All of the data must be printed exactly; please include every line.
** start of Recorded information **
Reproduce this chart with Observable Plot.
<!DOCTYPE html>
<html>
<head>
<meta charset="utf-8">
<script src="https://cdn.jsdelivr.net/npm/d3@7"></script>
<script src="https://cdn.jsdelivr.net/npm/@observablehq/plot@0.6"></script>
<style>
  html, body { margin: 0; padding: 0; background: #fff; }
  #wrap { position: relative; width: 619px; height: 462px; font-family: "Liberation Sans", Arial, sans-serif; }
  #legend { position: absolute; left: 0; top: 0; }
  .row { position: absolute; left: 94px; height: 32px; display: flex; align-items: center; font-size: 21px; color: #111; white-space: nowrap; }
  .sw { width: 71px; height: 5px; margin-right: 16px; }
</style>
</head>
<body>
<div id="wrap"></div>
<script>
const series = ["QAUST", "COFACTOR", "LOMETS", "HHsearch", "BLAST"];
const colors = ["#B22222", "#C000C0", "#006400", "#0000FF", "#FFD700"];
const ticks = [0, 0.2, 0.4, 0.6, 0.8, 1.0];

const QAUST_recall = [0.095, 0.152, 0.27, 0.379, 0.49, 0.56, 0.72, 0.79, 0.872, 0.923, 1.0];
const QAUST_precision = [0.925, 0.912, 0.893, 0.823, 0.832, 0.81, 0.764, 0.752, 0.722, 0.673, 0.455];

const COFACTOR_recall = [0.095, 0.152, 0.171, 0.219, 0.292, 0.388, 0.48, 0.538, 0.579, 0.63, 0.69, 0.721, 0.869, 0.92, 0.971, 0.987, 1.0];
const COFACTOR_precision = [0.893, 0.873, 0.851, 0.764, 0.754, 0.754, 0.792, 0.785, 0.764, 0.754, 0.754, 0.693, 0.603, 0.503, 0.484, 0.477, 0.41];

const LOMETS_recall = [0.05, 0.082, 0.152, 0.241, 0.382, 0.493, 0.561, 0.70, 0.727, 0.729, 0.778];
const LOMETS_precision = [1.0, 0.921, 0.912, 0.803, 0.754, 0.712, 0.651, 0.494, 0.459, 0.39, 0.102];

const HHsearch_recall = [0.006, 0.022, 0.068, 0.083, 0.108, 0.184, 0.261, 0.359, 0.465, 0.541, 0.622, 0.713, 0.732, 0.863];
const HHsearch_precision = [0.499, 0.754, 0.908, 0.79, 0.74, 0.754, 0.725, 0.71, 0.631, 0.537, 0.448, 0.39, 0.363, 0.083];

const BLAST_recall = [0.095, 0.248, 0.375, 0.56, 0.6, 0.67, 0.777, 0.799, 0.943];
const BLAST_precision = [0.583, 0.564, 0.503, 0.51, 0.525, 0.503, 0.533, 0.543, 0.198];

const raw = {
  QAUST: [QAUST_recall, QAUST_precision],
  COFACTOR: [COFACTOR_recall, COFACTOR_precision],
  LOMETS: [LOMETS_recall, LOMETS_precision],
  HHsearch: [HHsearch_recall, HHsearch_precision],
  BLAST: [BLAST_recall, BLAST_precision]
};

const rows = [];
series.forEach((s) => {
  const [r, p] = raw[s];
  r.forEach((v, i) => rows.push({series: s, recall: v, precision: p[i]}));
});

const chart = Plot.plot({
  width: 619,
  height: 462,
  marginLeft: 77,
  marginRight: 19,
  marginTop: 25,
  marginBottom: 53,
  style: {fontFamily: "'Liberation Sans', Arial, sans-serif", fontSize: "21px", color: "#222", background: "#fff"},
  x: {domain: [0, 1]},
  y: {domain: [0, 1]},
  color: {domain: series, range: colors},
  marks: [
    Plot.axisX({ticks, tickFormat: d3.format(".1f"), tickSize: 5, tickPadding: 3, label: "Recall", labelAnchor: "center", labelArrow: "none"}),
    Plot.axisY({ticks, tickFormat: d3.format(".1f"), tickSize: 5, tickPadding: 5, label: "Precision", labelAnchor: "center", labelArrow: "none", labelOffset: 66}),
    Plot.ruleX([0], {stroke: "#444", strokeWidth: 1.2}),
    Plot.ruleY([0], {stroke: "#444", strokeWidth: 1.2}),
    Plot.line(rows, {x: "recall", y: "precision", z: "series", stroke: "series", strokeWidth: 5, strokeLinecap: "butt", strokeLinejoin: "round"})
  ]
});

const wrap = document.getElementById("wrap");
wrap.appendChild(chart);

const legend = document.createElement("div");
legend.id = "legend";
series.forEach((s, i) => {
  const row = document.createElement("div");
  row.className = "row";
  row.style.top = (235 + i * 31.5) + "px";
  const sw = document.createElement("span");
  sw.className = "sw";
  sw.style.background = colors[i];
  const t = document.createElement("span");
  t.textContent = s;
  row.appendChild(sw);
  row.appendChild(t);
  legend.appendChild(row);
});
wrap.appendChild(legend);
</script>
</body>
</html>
** end of Recorded information **
Answer to the task
Reproduce this chart with Observable Plot.
<!DOCTYPE html>
<html>
<head>
<meta charset="utf-8">
<script src="https://cdn.jsdelivr.net/npm/d3@7"></script>
<script src="https://cdn.jsdelivr.net/npm/@observablehq/plot@0.6"></script>
<style>
  html, body { margin: 0; padding: 0; background: #fff; }
  #wrap { position: relative; width: 619px; height: 462px; font-family: "Liberation Sans", Arial, sans-serif; }
  #legend { position: absolute; left: 0; top: 0; }
  .row { position: absolute; left: 94px; height: 32px; display: flex; align-items: center; font-size: 21px; color: #111; white-space: nowrap; }
  .sw { width: 71px; height: 5px; margin-right: 16px; }
</style>
</head>
<body>
<div id="wrap"></div>
<script>
const series = ["QAUST", "COFACTOR", "LOMETS", "HHsearch", "BLAST"];
const colors = ["#B22222", "#C000C0", "#006400", "#0000FF", "#FFD700"];
const ticks = [0, 0.2, 0.4, 0.6, 0.8, 1.0];

const QAUST_recall = [0.095, 0.152, 0.27, 0.379, 0.49, 0.56, 0.72, 0.79, 0.872, 0.923, 1.0];
const QAUST_precision = [0.925, 0.912, 0.893, 0.823, 0.832, 0.81, 0.764, 0.752, 0.722, 0.673, 0.455];

const COFACTOR_recall = [0.095, 0.152, 0.171, 0.219, 0.292, 0.388, 0.48, 0.538, 0.579, 0.63, 0.69, 0.721, 0.869, 0.92, 0.971, 0.987, 1.0];
const COFACTOR_precision = [0.893, 0.873, 0.851, 0.764, 0.754, 0.754, 0.792, 0.785, 0.764, 0.754, 0.754, 0.693, 0.603, 0.503, 0.484, 0.477, 0.41];

const LOMETS_recall = [0.05, 0.082, 0.152, 0.241, 0.382, 0.493, 0.561, 0.70, 0.727, 0.729, 0.778];
const LOMETS_precision = [1.0, 0.921, 0.912, 0.803, 0.754, 0.712, 0.651, 0.494, 0.459, 0.39, 0.102];

const HHsearch_recall = [0.006, 0.022, 0.068, 0.083, 0.108, 0.184, 0.261, 0.359, 0.465, 0.541, 0.622, 0.713, 0.732, 0.863];
const HHsearch_precision = [0.499, 0.754, 0.908, 0.79, 0.74, 0.754, 0.725, 0.71, 0.631, 0.537, 0.448, 0.39, 0.363, 0.083];

const BLAST_recall = [0.095, 0.248, 0.375, 0.56, 0.6, 0.67, 0.777, 0.799, 0.943];
const BLAST_precision = [0.583, 0.564, 0.503, 0.51, 0.525, 0.503, 0.533, 0.543, 0.198];

const raw = {
  QAUST: [QAUST_recall, QAUST_precision],
  COFACTOR: [COFACTOR_recall, COFACTOR_precision],
  LOMETS: [LOMETS_recall, LOMETS_precision],
  HHsearch: [HHsearch_recall, HHsearch_precision],
  BLAST: [BLAST_recall, BLAST_precision]
};

const rows = [];
series.forEach((s) => {
  const [r, p] = raw[s];
  r.forEach((v, i) => rows.push({series: s, recall: v, precision: p[i]}));
});

const chart = Plot.plot({
  width: 619,
  height: 462,
  marginLeft: 77,
  marginRight: 19,
  marginTop: 25,
  marginBottom: 53,
  style: {fontFamily: "'Liberation Sans', Arial, sans-serif", fontSize: "21px", color: "#222", background: "#fff"},
  x: {domain: [0, 1]},
  y: {domain: [0, 1]},
  color: {domain: series, range: colors},
  marks: [
    Plot.axisX({ticks, tickFormat: d3.format(".1f"), tickSize: 5, tickPadding: 3, label: "Recall", labelAnchor: "center", labelArrow: "none"}),
    Plot.axisY({ticks, tickFormat: d3.format(".1f"), tickSize: 5, tickPadding: 5, label: "Precision", labelAnchor: "center", labelArrow: "none", labelOffset: 66}),
    Plot.ruleX([0], {stroke: "#444", strokeWidth: 1.2}),
    Plot.ruleY([0], {stroke: "#444", strokeWidth: 1.2}),
    Plot.line(rows, {x: "recall", y: "precision", z: "series", stroke: "series", strokeWidth: 5, strokeLinecap: "butt", strokeLinejoin: "round"})
  ]
});

const wrap = document.getElementById("wrap");
wrap.appendChild(chart);

const legend = document.createElement("div");
legend.id = "legend";
series.forEach((s, i) => {
  const row = document.createElement("div");
  row.className = "row";
  row.style.top = (235 + i * 31.5) + "px";
  const sw = document.createElement("span");
  sw.className = "sw";
  sw.style.background = colors[i];
  const t = document.createElement("span");
  t.textContent = s;
  row.appendChild(sw);
  row.appendChild(t);
  legend.appendChild(row);
});
wrap.appendChild(legend);
</script>
</body>
</html>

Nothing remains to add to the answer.